Sunday, June 3, 2012

NO TEARS=NO JOY@ list my tears on your scroll--are they not in your record??

Psalm 56:8 Record my lament; list my tears on your scroll--are they not in your record?
You keep track of all my sorrows. You have collected all my tears in your bottle. You have recorded each one in your book.


2 Kings 20:5 "Go back and tell Hezekiah, the leader of my people, 'This is what the LORD, the God of your father David, says: I have heard your prayer and seen your tears; I will heal you. On the third day from now you will go up to the temple of the LORD.
Psalm 39:12 "Hear my prayer, O LORD, listen to my cry for help; be not deaf to my weeping. For I dwell with you as an alien, a stranger, as all my fathers were.

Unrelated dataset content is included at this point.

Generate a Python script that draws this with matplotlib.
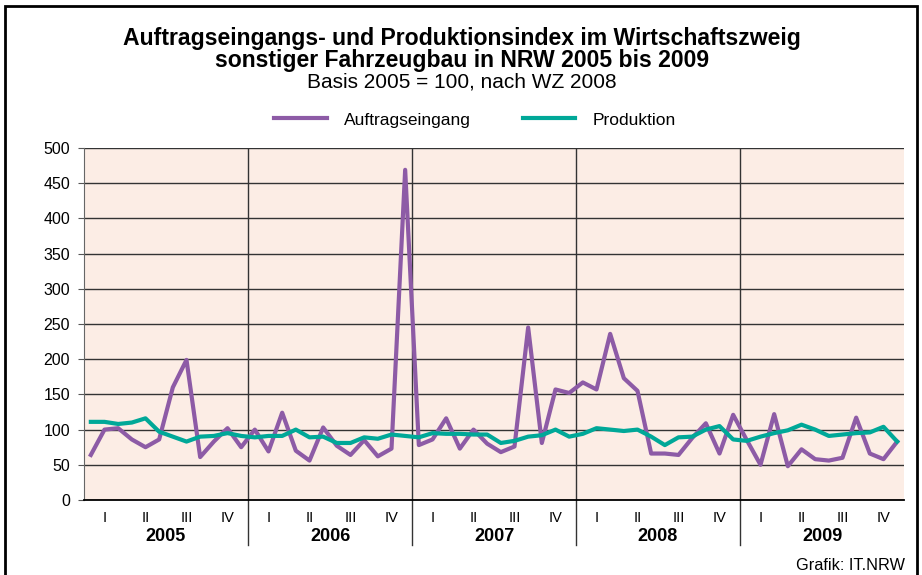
import numpy as np
import matplotlib
matplotlib.use('Agg')
import matplotlib.pyplot as plt
from matplotlib.patches import Rectangle
import matplotlib.transforms as mtransforms

plt.rcParams['font.family'] = ['Liberation Sans', 'DejaVu Sans']

years = ['2005', '2006', '2007', '2008', '2009']
quarters = ['I', 'II', 'III', 'IV']

# monthly index values, 2005 = 100
auftrag = [64, 100, 102, 86, 75, 86, 160, 199, 61, 83, 102, 75,
           100, 69, 124, 70, 56, 103, 77, 64, 85, 62, 73, 469,
           78, 86, 116, 73, 100, 80, 68, 76, 245, 81, 157, 152,
           167, 157, 236, 173, 155, 66, 66, 64, 88, 109, 66, 121,
           85, 50, 122, 48, 72, 58, 56, 60, 117, 66, 58, 83]
produktion = [111, 111, 108, 110, 116, 97, 90, 83, 90, 91, 95, 91,
              89, 91, 91, 100, 89, 90, 81, 81, 89, 87, 93, 91,
              89, 95, 94, 94, 93, 93, 81, 84, 90, 92, 100, 90,
              94, 102, 100, 98, 100, 90, 78, 89, 90, 100, 105, 86,
              84, 90, 95, 99, 107, 100, 91, 93, 95, 96, 104, 83]

purple = '#8d5ba6'
teal = '#00a898'
bg = '#fcede5'

fig = plt.figure(figsize=(9.22, 5.75), dpi=100)
ax = fig.add_axes([84/922, 1-500/575, 820/922, 352/575])
ax.set_facecolor(bg)

x = np.arange(len(auftrag)) + 0.5
ax.plot(x, auftrag, color=purple, lw=3, label='Auftragseingang', zorder=3)
ax.plot(x, produktion, color=teal, lw=3, label='Produktion', zorder=4)

ax.set_xlim(0, 60)
ax.set_ylim(0, 500)
ax.set_yticks(range(0, 501, 50))
ax.tick_params(axis='y', labelsize=11.5, length=4, color='#555555', pad=6)
ax.yaxis.grid(True, color='#333333', lw=1)
ax.set_axisbelow(True)

for s in ['top', 'right']:
    ax.spines[s].set_visible(False)
ax.spines['left'].set_color('#666666')
ax.spines['bottom'].set_color('black')
ax.spines['bottom'].set_linewidth(1.3)

# year boundaries inside the plot
for k in range(1, 5):
    ax.axvline(12 * k, color='#333333', lw=1, zorder=2)

# quarter labels
qpos = [3 * i + 1.5 for i in range(20)]
ax.set_xticks(qpos)
ax.set_xticklabels(quarters * 5)
ax.tick_params(axis='x', length=0, labelsize=10.5, pad=8)

trans = mtransforms.blended_transform_factory(ax.transData, ax.transAxes)
for k, yr in enumerate(years):
    ax.text(12 * k + 6, -0.105, yr, transform=trans, ha='center', va='center',
            fontsize=13, fontweight='bold')
for k in range(1, 5):
    ax.plot([12 * k, 12 * k], [0, -0.128], transform=trans, color='#333333',
            lw=1, clip_on=False)

fig.text(462/922, 1-38/575, 'Auftragseingangs- und Produktionsindex im Wirtschaftszweig',
         ha='center', va='center', fontsize=16.6, fontweight='bold')
fig.text(462/922, 1-60/575, 'sonstiger Fahrzeugbau in NRW 2005 bis 2009',
         ha='center', va='center', fontsize=16.6, fontweight='bold')
fig.text(462/922, 1-82/575, 'Basis 2005 = 100, nach WZ 2008',
         ha='center', va='center', fontsize=15)

fig.legend(loc='center', bbox_to_anchor=(475/922, 1-120/575), ncol=2,
           frameon=False, fontsize=12.5, handlelength=3.0, columnspacing=3.0,
           handletextpad=1.0)

fig.text(905/922, 1-566/575, 'Grafik: IT.NRW', ha='right', va='center', fontsize=11.7)

fig.patches.append(Rectangle((5/922, -0.1), 912/922, 1.1 - 6/575,
                             transform=fig.transFigure, fill=False,
                             edgecolor='black', lw=2))

fig.savefig('out.png', dpi=100)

Psalm 139:3 You discern my going out and my lying down; you are familiar with all my ways.
Psalm 139:16 your eyes saw my unformed body. All the days ordained for me were written in your book before one of them came to be.

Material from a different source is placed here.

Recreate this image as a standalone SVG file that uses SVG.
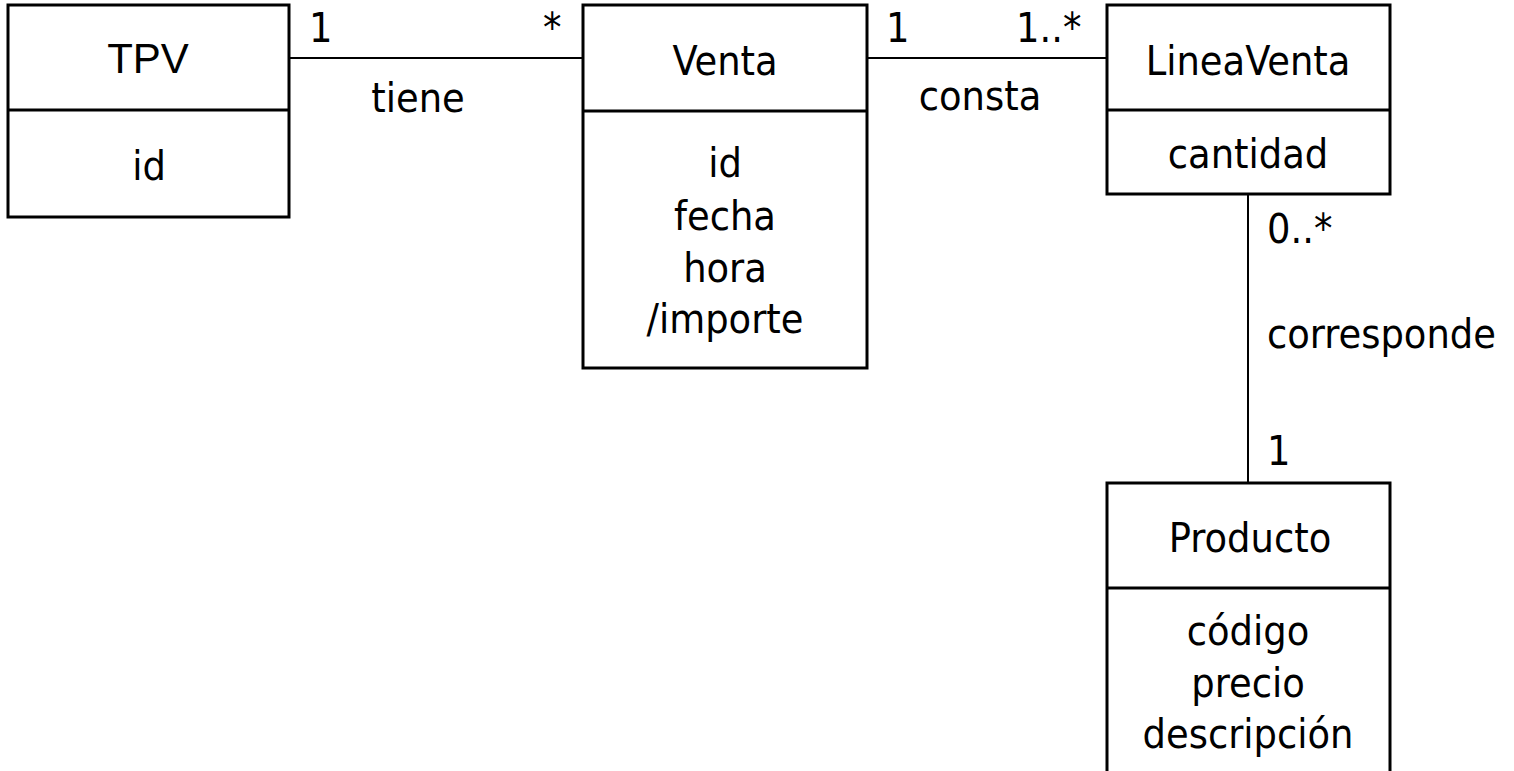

Malachi 3:16 Then those who feared the LORD talked with each other, and the LORD listened and heard. A scroll of remembrance was written in his presence concerning those who feared the LORD and honored his name.

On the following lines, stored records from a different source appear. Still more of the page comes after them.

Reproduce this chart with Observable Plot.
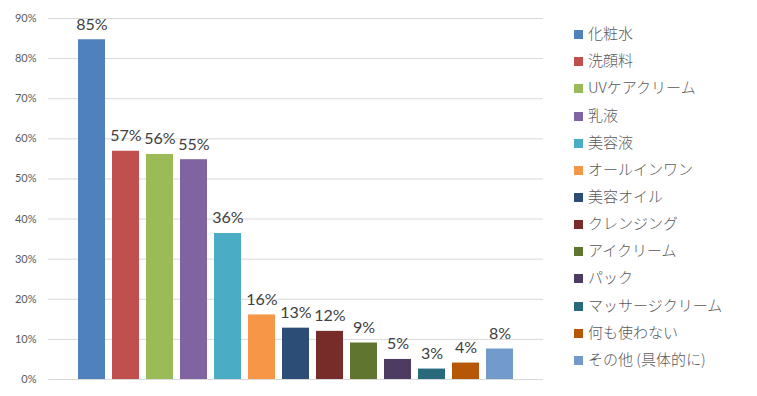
<!DOCTYPE html>
<html>
<head>
<meta charset="utf-8">
<script src="https://cdn.jsdelivr.net/npm/d3@7"></script>
<script src="https://cdn.jsdelivr.net/npm/@observablehq/plot@0.6"></script>
<style>
  html, body { margin: 0; padding: 0; background: #fff; }
  #wrap { position: relative; width: 757px; height: 396px; }
  #legend { position: absolute; left: 574px; top: 19px; font-family: "Noto Sans CJK JP", sans-serif; font-size: 15px; font-weight: 300; color: #595959; }
  .item { height: 27.17px; display: flex; align-items: center; white-space: nowrap; }
  .sw { width: 9px; height: 9px; margin-right: 5px; flex: none; position: relative; top: 2px; }
</style>
</head>
<body>
<div id="wrap"></div>
<script>
const categories = ["化粧水", "洗顔料", "UVケアクリーム", "乳液", "美容液", "オールインワン", "美容オイル", "クレンジング", "アイクリーム", "パック", "マッサージクリーム", "何も使わない", "その他 (具体的に)"];
const values = [0.847, 0.569, 0.561, 0.548, 0.364, 0.161, 0.128, 0.12, 0.091, 0.05, 0.026, 0.041, 0.076];
const colors = ["#4F81BD", "#C0504D", "#9BBB59", "#8064A2", "#4BACC6", "#F79646", "#2C4D75", "#772C2A", "#5F7530", "#4D3B62", "#276A7C", "#B65708", "#729ACA"];
const yTicks = [0, 0.1, 0.2, 0.3, 0.4, 0.5, 0.6, 0.7, 0.8, 0.9];

const data = categories.map((c, i) => ({category: c, value: values[i]}));

const chart = Plot.plot({
  width: 757,
  height: 396,
  marginLeft: 48,
  marginRight: 214,
  marginTop: 18,
  marginBottom: 17,
  insetLeft: 22,
  insetRight: 21,
  style: {fontFamily: "Lato, sans-serif", background: "#fff"},
  x: {domain: categories, padding: 0.2, axis: null},
  y: {domain: [0, 0.9]},
  color: {domain: categories, range: colors},
  marks: [
    Plot.ruleY(yTicks, {stroke: "#d9d9d9", strokeWidth: 1}),
    Plot.axisY(yTicks, {tickFormat: d => Math.round(d * 100) + "%", tickSize: 0, tickPadding: 12, fontSize: 11, fill: "#595959", label: null}),
    Plot.barY(data, {x: "category", y: "value", fill: "category"}),
    Plot.text(data, {x: "category", y: "value", text: d => Math.round(d.value * 100) + "%", dy: -10, lineAnchor: "bottom", fontSize: 16, fill: "#404040"})
  ]
});
const wrap = document.getElementById("wrap");
wrap.appendChild(chart);

const legend = document.createElement("div");
legend.id = "legend";
categories.forEach((c, i) => {
  const item = document.createElement("div");
  item.className = "item";
  const sw = document.createElement("span");
  sw.className = "sw";
  sw.style.background = colors[i];
  const t = document.createElement("span");
  t.textContent = c;
  item.appendChild(sw);
  item.appendChild(t);
  legend.appendChild(item);
});
wrap.appendChild(legend);
</script>
</body>
</html>
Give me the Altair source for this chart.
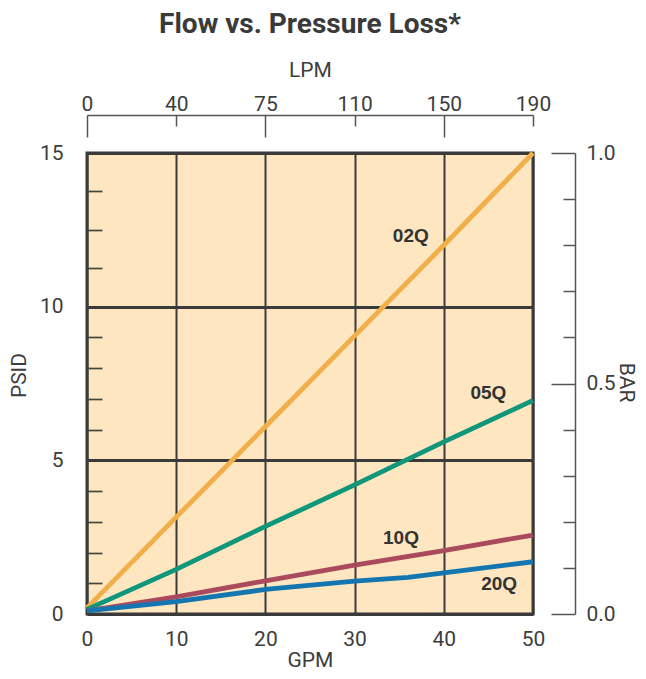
import altair as alt
import pandas as pd

# ---------------- data ----------------
series_names = ["02Q", "05Q", "10Q", "20Q"]
series_colors = ["#F2AE48", "#10967A", "#AA4B5D", "#1476B0"]

gpm_02q = [0, 10, 20, 30, 40, 50]
psid_02q = [0.2, 3.15, 6.1, 9.05, 12.0, 15.0]
gpm_05q = [0, 10, 20, 30, 40, 50]
psid_05q = [0.15, 1.45, 2.85, 4.2, 5.6, 6.95]
gpm_10q = [0, 10, 20, 30, 40, 50]
psid_10q = [0.1, 0.56, 1.08, 1.59, 2.06, 2.57]
gpm_20q = [0, 10, 20, 30, 36, 40, 50]
psid_20q = [0.1, 0.4, 0.8, 1.07, 1.19, 1.34, 1.7]

label_gpm = [36.3, 45.0, 35.2, 46.2]
label_psid = [12.3, 7.2, 2.46, 0.96]

gpm_ticks = [0, 10, 20, 30, 40, 50]
lpm_labels = ["0", "40", "75", "110", "150", "190"]
psid_major = [0, 5, 10, 15]
psid_minor = [1, 2, 3, 4, 6, 7, 8, 9, 11.25, 12.5, 13.75]
bar_ticks = [0.0, 0.1, 0.2, 0.3, 0.4, 0.5, 0.6, 0.7, 0.8, 0.9, 1.0]
bar_major = [0.0, 0.5, 1.0]

# ---------------- tables ----------------
rows = []
for name, xs, ys in [("02Q", gpm_02q, psid_02q), ("05Q", gpm_05q, psid_05q),
                     ("10Q", gpm_10q, psid_10q), ("20Q", gpm_20q, psid_20q)]:
    for i, (gx, py) in enumerate(zip(xs, ys)):
        rows.append({"series": name, "gpm": gx, "psid": py, "order": i})
lines_df = pd.DataFrame(rows)
labels_df = pd.DataFrame({"series": series_names, "gpm": label_gpm, "psid": label_psid})
bar_df = pd.DataFrame({"bar": bar_ticks})

W, H = 446, 461
TXT = "#3d3d3d"
FONT = "Roboto"

def is_in(values):
    return " || ".join(f"datum.value == {v}" for v in values)

x_scale = alt.Scale(domain=[0, 50], nice=False, zero=True)
y_scale = alt.Scale(domain=[0, 15], nice=False, zero=True)

gpm_axis = alt.Axis(
    orient="bottom", values=gpm_ticks, title="GPM", grid=True,
    gridColor="#3a3a3a", gridWidth=2, ticks=False, tickSize=0, domain=False,
    labelPadding=31, labelBaseline="alphabetic", labelFontSize=21, labelFont=FONT,
    labelColor=TXT, labelFlush=False, labelOverlap=False,
    titleFont=FONT, titleFontSize=21, titleFontWeight="normal", titleColor=TXT,
    titleBaseline="alphabetic", titleY=52,
)

psid_axis = alt.Axis(
    orient="right", offset=-W, values=psid_major + psid_minor,
    labelExpr=f"({is_in(psid_major)}) ? datum.label : ''",
    tickSize=15, tickColor="#444444", tickWidth=1.7,
    tickOpacity={"condition": {"test": is_in(psid_major), "value": 0}, "value": 1},
    grid=True, gridColor="#3a3a3a", gridWidth=3,
    gridOpacity={"condition": {"test": is_in(psid_major), "value": 1}, "value": 0},
    domain=False, labelAlign="right", labelBaseline="middle", labelPadding=-39,
    labelFont=FONT, labelFontSize=21, labelColor=TXT, labelOverlap=False, labelFlush=False,
    title="PSID", titleAngle=270, titleX=-68, titleY=222, titleAlign="center",
    titleBaseline="middle", titleFont=FONT, titleFontSize=21, titleFontWeight="normal",
    titleColor=TXT,
)

lpm_expr = "[" + ",".join(f"'{s}'" for s in lpm_labels) + "]"
gpm_list = "[" + ",".join(str(v) for v in gpm_ticks) + "]"
lpm_minor_test = "datum.value % 20 == 10"
lpm_axis = alt.Axis(
    orient="bottom", offset=-(H + 38), values=gpm_ticks,
    labelExpr=f"{lpm_expr}[indexof({gpm_list}, datum.value)]",
    grid=False, domain=True, domainColor="#555555", domainWidth=1.5,
    ticks=True, tickColor="#555555", tickWidth=1.5,
    tickSize={"condition": {"test": lpm_minor_test, "value": 11}, "value": 22},
    labelPadding={"condition": {"test": lpm_minor_test, "value": -16}, "value": -27},
    labelBaseline="alphabetic", labelFont=FONT, labelFontSize=21, labelColor=TXT,
    labelFlush=False, labelOverlap=False,
    title="LPM", titleY=-39, titleBaseline="alphabetic", titleFont=FONT,
    titleFontSize=21, titleFontWeight="normal", titleColor=TXT,
)

bar_test = is_in(bar_major)
bar_axis = alt.Axis(
    orient="left", offset=-(W + 42), values=bar_ticks,
    labelExpr=f"({bar_test}) ? format(datum.value, '.1f') : ''",
    domain=True, domainColor="#555555", domainWidth=1.5,
    ticks=True, tickColor="#555555", tickWidth=1.5,
    tickSize={"condition": {"test": bar_test, "value": 24}, "value": 12},
    labelPadding={"condition": {"test": bar_test, "value": -35}, "value": -23},
    labelAlign="left", labelBaseline="middle", labelFont=FONT, labelFontSize=21,
    labelColor=TXT, labelOverlap=False, labelFlush=False, grid=False,
    title="BAR", titleAngle=90, titleX=50, titleY=229, titleAlign="center",
    titleBaseline="middle", titleFont=FONT, titleFontSize=21, titleFontWeight="normal",
    titleColor=TXT,
)

lines = alt.Chart(lines_df).mark_line(strokeWidth=4.8, strokeCap="butt").encode(
    x=alt.X("gpm:Q", scale=x_scale, axis=gpm_axis),
    y=alt.Y("psid:Q", scale=y_scale, axis=psid_axis),
    color=alt.Color("series:N", scale=alt.Scale(domain=series_names, range=series_colors), legend=None),
    order="order:Q",
)

labels = alt.Chart(labels_df).mark_text(
    font="Liberation Sans", fontWeight="bold", fontSize=19, color="#333333",
    baseline="middle", align="center",
).encode(
    x=alt.X("gpm:Q", scale=x_scale, axis=lpm_axis),
    y=alt.Y("psid:Q", scale=y_scale, axis=None),
    text="series:N",
)

bar_layer = alt.Chart(bar_df).mark_point(opacity=0).encode(
    y=alt.Y("bar:Q", scale=alt.Scale(domain=[0, 1], nice=False), axis=bar_axis),
)

chart = alt.layer(lines, labels, bar_layer).resolve_scale(
    y="independent"
).resolve_axis(
    x="independent"
).properties(
    width=W, height=H,
    background="white",
    autosize=alt.AutoSizeParams(type="none"),
    padding={"left": 79, "top": 145, "right": 105, "bottom": 57},
    title=alt.TitleParams(
        "Flow vs. Pressure Loss*", font=FONT, fontSize=28, fontWeight="bold",
        color="#3a3a3a", anchor="middle", offset=20,
    ),
).configure_view(
    fill="#FDE6C0", stroke="#3a3a3a", strokeWidth=3,
)

chart.save("out.html", embed_options={"renderer": "svg", "actions": False})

Gill's Exposition of the Entire Bible
Thou tellest my wanderings,.... Not his sins; though these are aberrations or wanderings from the ways of God's commandments; yet these are not told by the Lord: he takes no account of them; the number of them is not kept by him; they are blotted out, cast behind his back, and into the depths of the sea; though sometimes his people think they are told and numbered by him, Job 14:16; but David's moves and flights from place to place are meant, through Saul's pursuit of him, as a partridge on the mountains. Some writers reckon twelve of these moves. The Targum renders it,
"thou numberest the days of my wandering;''
that is, the days of his pilgrimage and sojourning in this world: the number of our days, and months and years, in which we wander about in this uncertain state of things, is with the Lord, Job 14:5;
put thou my tears into thy bottle; the allusion is to "lachrymatories", or tear bottles, in which surviving relatives dropped their tears for their deceased friends, and buried them with their ashes, or in their urns; some of which tear bottles are still to be seen in the cabinets of the curious. A description of which is given by Gejerus (c), from Olaus Wormius; and who also from Cotovicus relates, that the grave of M. Tullius Cicero was dug up in the island of Zacynthus, A. D. 1544, in which were found two glass urns; the larger had ashes in it, the lesser water: the one was supposed to contain his ashes, the other the tears of his friends: and as this was a custom with the Romans, something like this might obtain among the Jews; and it is a saying with them (d),
"whoever sheds tears for a good man (deceased) the holy blessed God numbers them, and puts them into his treasures, according to Psalm 56:8;''
which shows, that they thought that reference is here had to funeral tears. The meaning of the text is, that God would take notice of David's afflictions and troubles, which had caused so many tears, and remember them, and deliver him out of them: these being desired to be put into a bottle was, that they might be kept and reserved; not to make atonement for sin; for as a thousand rivers of oil cannot expiate one sin, could they be come at; so neither as many rivers of brinish tears, could they possibly be shed: nor to obtain heaven and happiness; for there is no comparison nor proportion between the sufferings of the saints and the glory that shall be revealed in them; though there is a connection of grace through the promise of God between them: but rather, that they might be brought forth another day and shown, to the aggravation of the condemnation of wicked men, who by their hard speeches, and ungodly actions, have caused them;
are they not in thy book? verily they are; that is, the tears and afflictions of his people. They are in his book of purposes; they are all appointed by him, their kind and nature, their measure and duration, their quality and quantity; what they shall be, and how long they shall last; and their end and use: and they are in his book of providence, and are all overruled and caused to work for their good; and they are in the book of his remembrance; they are taken notice of and numbered by him, and shall be finished; they shall not exceed their bounds. These tears will be turned into joy, and God will wipe them all away from the eyes of his people.
(c) De Ebr. Luctu, c. 12. s. 5. (d) T. Bab. Sabbat, fol. 105. 2.